- **MATERIAL SUPPLIED**:

^^^^^^^^^^^^^^^^

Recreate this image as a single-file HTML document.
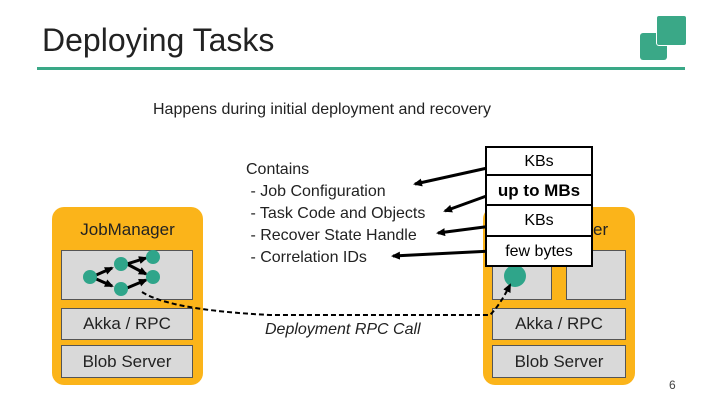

^^^^^^^^^^^^^^^^

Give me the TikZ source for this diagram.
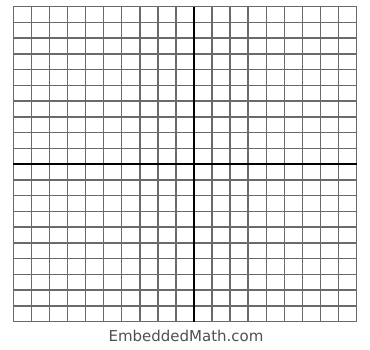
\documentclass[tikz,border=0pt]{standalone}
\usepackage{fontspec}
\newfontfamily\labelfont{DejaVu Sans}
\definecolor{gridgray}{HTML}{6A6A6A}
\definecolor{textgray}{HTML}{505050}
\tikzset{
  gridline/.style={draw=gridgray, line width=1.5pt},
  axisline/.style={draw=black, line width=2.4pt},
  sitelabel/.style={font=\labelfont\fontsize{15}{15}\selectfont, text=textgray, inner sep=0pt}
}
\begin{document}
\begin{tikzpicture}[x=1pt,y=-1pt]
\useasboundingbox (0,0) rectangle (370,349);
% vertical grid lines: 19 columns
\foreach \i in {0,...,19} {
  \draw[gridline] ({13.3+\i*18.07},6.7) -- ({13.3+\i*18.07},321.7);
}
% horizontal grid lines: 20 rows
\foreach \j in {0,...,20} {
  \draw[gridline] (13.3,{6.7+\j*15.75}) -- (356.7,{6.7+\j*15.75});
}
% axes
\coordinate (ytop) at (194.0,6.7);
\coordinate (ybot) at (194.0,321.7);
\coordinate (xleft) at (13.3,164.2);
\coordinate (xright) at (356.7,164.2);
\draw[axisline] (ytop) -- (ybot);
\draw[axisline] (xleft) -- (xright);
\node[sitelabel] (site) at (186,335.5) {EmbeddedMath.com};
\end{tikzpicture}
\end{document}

^^^^^^^^^^^^^^^^

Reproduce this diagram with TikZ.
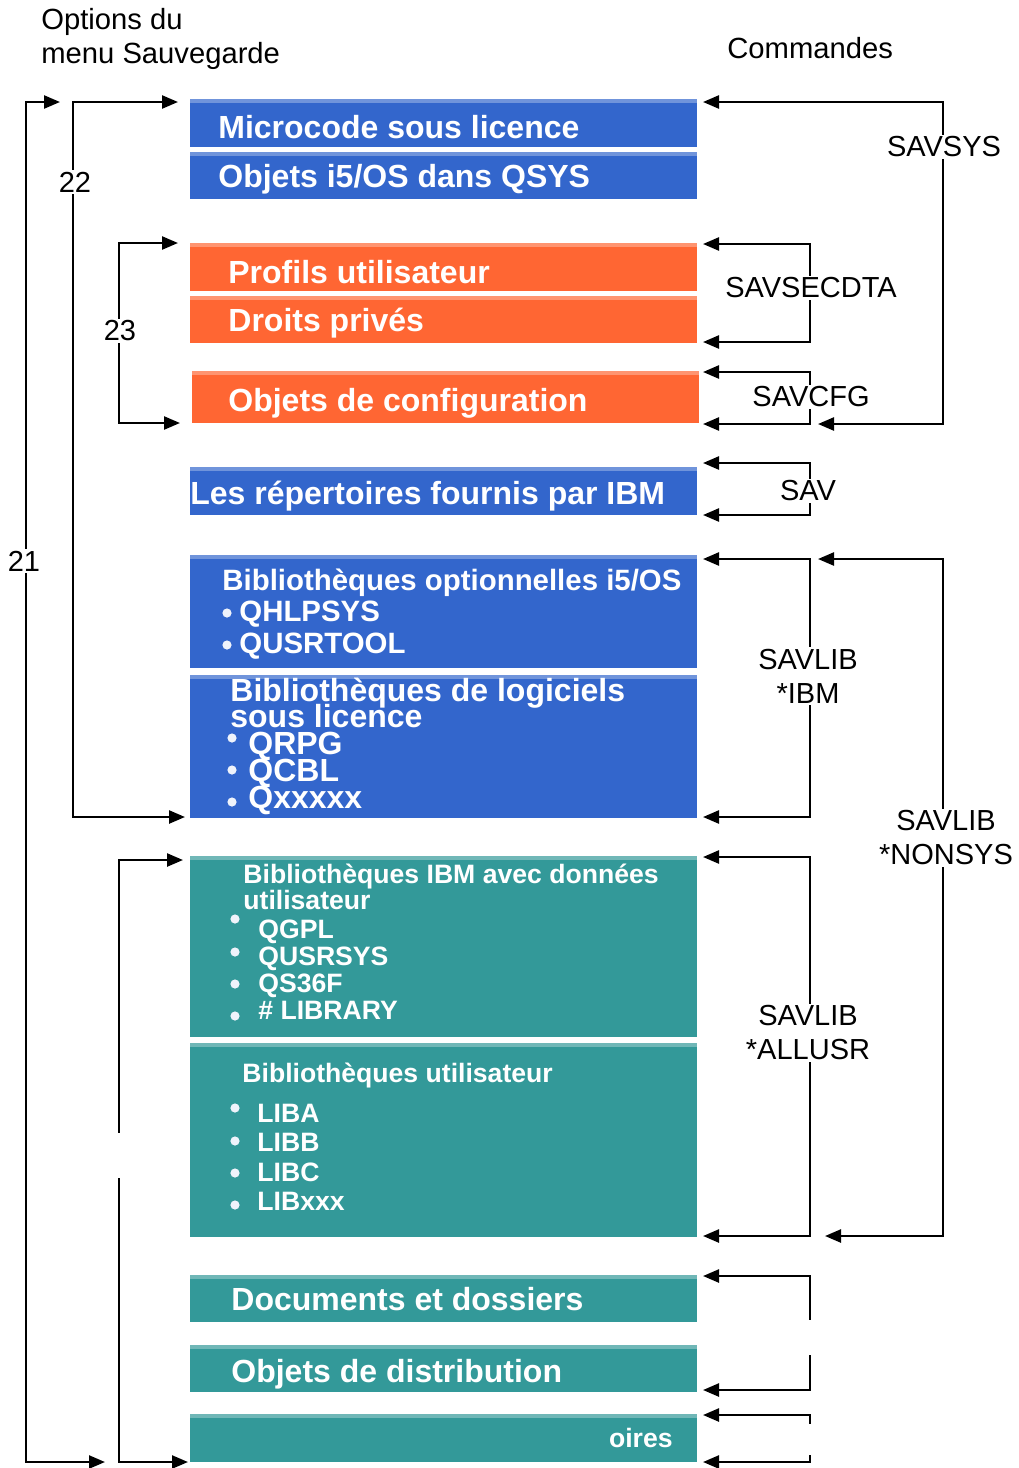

^^^^^^^^^^^^^^^^

- **TO DO**: Filter the entries down to the lines with the word "diagram" in them.

- **WRITTEN SOLUTION**:
Give me the TikZ source for this diagram.
Reproduce this diagram with TikZ.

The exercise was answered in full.